:: STATED TASK ::
From the entries that follow, reproduce exactly and only the lines from the line with "Clone this chart in Chart.js." to the line with "ctx.stroke();", endpoints included.

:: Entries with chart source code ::

-=-=-=-=-

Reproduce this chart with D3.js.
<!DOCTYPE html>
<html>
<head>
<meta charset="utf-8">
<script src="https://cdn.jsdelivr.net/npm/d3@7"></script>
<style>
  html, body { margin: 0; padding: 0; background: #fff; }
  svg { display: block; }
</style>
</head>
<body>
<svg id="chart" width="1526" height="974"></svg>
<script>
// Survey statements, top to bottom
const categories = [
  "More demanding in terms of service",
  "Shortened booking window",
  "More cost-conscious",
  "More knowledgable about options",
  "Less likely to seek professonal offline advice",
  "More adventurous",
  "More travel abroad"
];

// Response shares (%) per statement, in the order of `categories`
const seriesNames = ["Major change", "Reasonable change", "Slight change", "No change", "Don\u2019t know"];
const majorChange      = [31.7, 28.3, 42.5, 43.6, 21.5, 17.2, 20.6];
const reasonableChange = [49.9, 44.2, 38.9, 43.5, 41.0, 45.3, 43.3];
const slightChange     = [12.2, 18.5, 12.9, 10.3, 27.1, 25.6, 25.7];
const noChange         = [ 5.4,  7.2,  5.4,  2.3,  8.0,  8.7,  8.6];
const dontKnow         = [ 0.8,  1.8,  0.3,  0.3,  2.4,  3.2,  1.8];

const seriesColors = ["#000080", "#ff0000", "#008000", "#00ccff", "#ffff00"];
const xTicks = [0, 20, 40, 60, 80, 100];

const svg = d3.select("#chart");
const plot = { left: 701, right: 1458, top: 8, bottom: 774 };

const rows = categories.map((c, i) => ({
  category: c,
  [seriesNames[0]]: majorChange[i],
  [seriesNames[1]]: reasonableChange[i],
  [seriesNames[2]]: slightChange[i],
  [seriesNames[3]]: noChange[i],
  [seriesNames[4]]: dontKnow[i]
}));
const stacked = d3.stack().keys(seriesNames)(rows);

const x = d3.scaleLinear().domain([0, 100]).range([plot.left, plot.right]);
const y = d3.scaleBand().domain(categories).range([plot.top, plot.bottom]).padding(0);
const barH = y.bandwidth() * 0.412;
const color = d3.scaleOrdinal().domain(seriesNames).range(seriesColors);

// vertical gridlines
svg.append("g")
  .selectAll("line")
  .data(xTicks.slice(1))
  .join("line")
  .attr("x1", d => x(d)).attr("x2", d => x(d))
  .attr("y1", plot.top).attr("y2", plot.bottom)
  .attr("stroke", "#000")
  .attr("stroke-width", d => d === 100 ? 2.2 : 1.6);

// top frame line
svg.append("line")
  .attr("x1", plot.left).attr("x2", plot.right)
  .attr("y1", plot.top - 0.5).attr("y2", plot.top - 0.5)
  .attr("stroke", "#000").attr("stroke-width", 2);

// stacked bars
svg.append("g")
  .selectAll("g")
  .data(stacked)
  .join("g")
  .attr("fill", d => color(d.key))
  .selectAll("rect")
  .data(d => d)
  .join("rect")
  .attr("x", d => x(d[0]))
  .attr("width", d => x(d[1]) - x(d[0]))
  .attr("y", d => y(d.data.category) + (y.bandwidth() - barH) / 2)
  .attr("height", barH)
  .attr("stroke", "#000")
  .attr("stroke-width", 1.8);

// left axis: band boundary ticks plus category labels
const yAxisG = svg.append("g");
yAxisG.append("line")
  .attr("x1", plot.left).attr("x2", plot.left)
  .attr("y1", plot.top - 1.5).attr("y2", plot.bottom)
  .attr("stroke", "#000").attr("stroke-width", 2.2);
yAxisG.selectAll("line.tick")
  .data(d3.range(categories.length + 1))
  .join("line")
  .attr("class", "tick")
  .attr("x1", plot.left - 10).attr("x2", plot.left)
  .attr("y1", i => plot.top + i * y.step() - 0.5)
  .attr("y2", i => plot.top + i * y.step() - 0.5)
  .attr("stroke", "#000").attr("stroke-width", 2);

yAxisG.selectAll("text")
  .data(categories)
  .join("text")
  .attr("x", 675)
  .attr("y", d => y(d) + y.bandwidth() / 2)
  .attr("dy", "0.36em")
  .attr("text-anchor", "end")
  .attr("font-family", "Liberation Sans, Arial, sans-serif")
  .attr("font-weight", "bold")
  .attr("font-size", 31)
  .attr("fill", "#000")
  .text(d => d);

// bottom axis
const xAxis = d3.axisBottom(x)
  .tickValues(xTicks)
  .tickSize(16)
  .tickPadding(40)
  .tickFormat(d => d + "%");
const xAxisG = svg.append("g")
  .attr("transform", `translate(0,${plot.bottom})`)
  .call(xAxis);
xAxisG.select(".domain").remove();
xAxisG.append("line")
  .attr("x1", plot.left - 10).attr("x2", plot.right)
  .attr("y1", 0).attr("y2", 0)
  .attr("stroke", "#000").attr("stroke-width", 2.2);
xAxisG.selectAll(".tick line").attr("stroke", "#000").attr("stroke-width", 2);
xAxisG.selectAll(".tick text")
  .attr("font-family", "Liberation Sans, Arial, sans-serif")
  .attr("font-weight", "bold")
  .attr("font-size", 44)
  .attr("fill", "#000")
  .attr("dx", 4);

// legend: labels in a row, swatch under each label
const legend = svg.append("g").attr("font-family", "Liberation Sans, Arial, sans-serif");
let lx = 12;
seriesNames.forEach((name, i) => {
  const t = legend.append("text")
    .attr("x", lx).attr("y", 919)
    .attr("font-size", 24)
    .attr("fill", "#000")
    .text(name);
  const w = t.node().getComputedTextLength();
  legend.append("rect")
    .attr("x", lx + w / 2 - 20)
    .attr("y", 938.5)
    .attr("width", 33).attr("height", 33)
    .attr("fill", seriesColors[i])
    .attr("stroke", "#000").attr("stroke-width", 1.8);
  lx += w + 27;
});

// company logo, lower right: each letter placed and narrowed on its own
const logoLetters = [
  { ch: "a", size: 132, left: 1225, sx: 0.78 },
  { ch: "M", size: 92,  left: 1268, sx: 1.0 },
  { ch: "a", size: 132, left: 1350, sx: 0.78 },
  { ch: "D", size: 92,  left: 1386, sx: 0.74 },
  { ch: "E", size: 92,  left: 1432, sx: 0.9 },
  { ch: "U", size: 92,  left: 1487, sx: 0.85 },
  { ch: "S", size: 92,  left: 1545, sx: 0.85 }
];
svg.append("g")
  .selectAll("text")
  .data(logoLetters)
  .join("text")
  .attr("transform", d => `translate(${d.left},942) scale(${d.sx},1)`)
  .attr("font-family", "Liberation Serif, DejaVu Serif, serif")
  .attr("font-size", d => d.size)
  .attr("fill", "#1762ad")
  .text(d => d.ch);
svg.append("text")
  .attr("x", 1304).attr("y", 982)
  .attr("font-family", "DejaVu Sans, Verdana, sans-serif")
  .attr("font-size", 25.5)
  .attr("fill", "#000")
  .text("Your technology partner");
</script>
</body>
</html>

-=-=-=-=-

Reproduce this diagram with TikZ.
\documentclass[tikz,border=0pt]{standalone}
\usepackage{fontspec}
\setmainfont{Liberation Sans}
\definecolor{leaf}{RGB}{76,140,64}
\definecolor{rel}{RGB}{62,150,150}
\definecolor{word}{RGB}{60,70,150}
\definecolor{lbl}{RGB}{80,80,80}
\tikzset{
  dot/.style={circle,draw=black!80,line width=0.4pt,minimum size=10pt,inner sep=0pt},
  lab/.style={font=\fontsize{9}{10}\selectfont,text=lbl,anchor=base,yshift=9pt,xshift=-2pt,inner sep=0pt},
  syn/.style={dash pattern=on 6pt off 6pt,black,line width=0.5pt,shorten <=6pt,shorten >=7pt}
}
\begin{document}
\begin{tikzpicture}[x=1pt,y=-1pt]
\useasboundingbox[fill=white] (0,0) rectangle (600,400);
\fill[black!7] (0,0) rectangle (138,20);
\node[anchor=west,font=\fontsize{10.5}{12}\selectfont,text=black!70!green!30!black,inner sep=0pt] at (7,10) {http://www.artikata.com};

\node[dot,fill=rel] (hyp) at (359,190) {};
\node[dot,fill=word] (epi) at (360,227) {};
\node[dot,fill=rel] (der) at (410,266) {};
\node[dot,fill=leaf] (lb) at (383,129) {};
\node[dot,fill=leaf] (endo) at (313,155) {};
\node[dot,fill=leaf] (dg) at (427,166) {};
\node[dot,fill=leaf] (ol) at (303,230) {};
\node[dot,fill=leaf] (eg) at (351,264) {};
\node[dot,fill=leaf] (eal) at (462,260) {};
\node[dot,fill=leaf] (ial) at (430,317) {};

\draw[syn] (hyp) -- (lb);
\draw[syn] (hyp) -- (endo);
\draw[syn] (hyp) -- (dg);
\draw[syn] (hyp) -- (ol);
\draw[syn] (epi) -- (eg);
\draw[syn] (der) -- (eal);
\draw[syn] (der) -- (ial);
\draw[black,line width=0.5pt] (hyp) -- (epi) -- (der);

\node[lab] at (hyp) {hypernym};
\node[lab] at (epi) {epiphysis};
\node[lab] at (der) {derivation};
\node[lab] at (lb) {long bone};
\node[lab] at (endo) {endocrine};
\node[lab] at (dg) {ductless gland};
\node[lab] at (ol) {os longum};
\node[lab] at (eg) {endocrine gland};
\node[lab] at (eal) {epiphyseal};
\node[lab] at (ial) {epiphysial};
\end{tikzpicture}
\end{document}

-=-=-=-=-

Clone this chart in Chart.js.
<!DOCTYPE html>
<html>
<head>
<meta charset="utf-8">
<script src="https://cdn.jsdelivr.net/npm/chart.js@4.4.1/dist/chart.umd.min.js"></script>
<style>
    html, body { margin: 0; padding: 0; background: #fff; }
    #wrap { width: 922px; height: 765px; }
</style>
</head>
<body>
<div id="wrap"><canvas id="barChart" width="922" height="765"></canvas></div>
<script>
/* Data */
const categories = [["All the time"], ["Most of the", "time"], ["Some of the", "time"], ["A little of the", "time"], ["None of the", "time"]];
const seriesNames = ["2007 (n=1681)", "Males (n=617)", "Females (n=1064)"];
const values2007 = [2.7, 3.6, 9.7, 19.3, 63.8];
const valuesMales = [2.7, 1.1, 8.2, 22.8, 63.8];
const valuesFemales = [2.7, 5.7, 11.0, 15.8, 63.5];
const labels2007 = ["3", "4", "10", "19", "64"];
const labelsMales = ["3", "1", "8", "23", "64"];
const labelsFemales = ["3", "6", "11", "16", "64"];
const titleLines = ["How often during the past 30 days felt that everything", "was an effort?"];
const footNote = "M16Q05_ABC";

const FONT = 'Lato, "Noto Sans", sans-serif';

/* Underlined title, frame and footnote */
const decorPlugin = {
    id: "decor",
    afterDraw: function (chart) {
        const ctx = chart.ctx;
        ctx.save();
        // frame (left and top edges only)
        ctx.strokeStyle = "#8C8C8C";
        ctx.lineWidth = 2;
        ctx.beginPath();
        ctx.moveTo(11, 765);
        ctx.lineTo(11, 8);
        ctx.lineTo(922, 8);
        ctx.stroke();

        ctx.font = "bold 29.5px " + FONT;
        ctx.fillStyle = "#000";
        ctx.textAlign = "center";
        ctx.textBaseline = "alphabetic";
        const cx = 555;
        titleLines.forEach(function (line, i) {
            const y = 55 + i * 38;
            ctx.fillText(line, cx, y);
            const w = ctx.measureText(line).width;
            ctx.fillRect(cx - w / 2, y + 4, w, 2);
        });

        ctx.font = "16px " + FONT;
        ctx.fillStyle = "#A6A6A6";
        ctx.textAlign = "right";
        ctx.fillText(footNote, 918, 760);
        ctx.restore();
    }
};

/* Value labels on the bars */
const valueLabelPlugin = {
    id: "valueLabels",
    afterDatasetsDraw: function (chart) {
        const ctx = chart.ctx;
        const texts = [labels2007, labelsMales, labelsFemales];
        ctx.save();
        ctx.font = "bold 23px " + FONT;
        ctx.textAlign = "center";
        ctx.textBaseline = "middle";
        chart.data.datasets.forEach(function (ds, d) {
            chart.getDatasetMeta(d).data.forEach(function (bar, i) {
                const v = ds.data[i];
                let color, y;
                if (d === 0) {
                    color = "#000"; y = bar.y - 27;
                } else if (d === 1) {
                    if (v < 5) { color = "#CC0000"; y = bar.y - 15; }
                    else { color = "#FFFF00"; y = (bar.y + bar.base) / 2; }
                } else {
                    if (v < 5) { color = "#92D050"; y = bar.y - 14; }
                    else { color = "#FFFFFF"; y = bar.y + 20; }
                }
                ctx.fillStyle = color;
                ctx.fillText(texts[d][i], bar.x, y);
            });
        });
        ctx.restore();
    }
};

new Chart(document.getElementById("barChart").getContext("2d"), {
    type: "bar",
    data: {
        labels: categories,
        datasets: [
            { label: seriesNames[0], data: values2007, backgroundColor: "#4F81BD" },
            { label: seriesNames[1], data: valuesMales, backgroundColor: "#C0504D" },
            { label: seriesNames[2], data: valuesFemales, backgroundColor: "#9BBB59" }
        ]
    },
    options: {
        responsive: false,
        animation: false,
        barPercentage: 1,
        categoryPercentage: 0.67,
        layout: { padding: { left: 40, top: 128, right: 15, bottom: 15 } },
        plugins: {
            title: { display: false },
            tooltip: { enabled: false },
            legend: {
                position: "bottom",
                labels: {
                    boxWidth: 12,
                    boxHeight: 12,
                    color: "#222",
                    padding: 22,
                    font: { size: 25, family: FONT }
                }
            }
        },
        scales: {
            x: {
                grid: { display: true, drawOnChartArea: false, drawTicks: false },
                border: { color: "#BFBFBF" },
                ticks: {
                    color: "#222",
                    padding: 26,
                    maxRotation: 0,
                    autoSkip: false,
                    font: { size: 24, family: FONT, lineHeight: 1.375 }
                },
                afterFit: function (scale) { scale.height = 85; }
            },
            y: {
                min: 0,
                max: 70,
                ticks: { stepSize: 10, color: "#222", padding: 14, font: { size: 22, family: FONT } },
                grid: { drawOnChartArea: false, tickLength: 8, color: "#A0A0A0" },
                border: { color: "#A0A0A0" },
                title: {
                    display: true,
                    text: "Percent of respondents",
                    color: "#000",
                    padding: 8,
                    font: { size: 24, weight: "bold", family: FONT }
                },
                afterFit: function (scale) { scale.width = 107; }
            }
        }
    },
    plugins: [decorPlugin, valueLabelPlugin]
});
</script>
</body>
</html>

-=-=-=-=-

:: RESULT OF THIS EXERCISE ::
Clone this chart in Chart.js.
<!DOCTYPE html>
<html>
<head>
<meta charset="utf-8">
<script src="https://cdn.jsdelivr.net/npm/chart.js@4.4.1/dist/chart.umd.min.js"></script>
<style>
    html, body { margin: 0; padding: 0; background: #fff; }
    #wrap { width: 922px; height: 765px; }
</style>
</head>
<body>
<div id="wrap"><canvas id="barChart" width="922" height="765"></canvas></div>
<script>
/* Data */
const categories = [["All the time"], ["Most of the", "time"], ["Some of the", "time"], ["A little of the", "time"], ["None of the", "time"]];
const seriesNames = ["2007 (n=1681)", "Males (n=617)", "Females (n=1064)"];
const values2007 = [2.7, 3.6, 9.7, 19.3, 63.8];
const valuesMales = [2.7, 1.1, 8.2, 22.8, 63.8];
const valuesFemales = [2.7, 5.7, 11.0, 15.8, 63.5];
const labels2007 = ["3", "4", "10", "19", "64"];
const labelsMales = ["3", "1", "8", "23", "64"];
const labelsFemales = ["3", "6", "11", "16", "64"];
const titleLines = ["How often during the past 30 days felt that everything", "was an effort?"];
const footNote = "M16Q05_ABC";

const FONT = 'Lato, "Noto Sans", sans-serif';

/* Underlined title, frame and footnote */
const decorPlugin = {
    id: "decor",
    afterDraw: function (chart) {
        const ctx = chart.ctx;
        ctx.save();
        // frame (left and top edges only)
        ctx.strokeStyle = "#8C8C8C";
        ctx.lineWidth = 2;
        ctx.beginPath();
        ctx.moveTo(11, 765);
        ctx.lineTo(11, 8);
        ctx.lineTo(922, 8);
        ctx.stroke();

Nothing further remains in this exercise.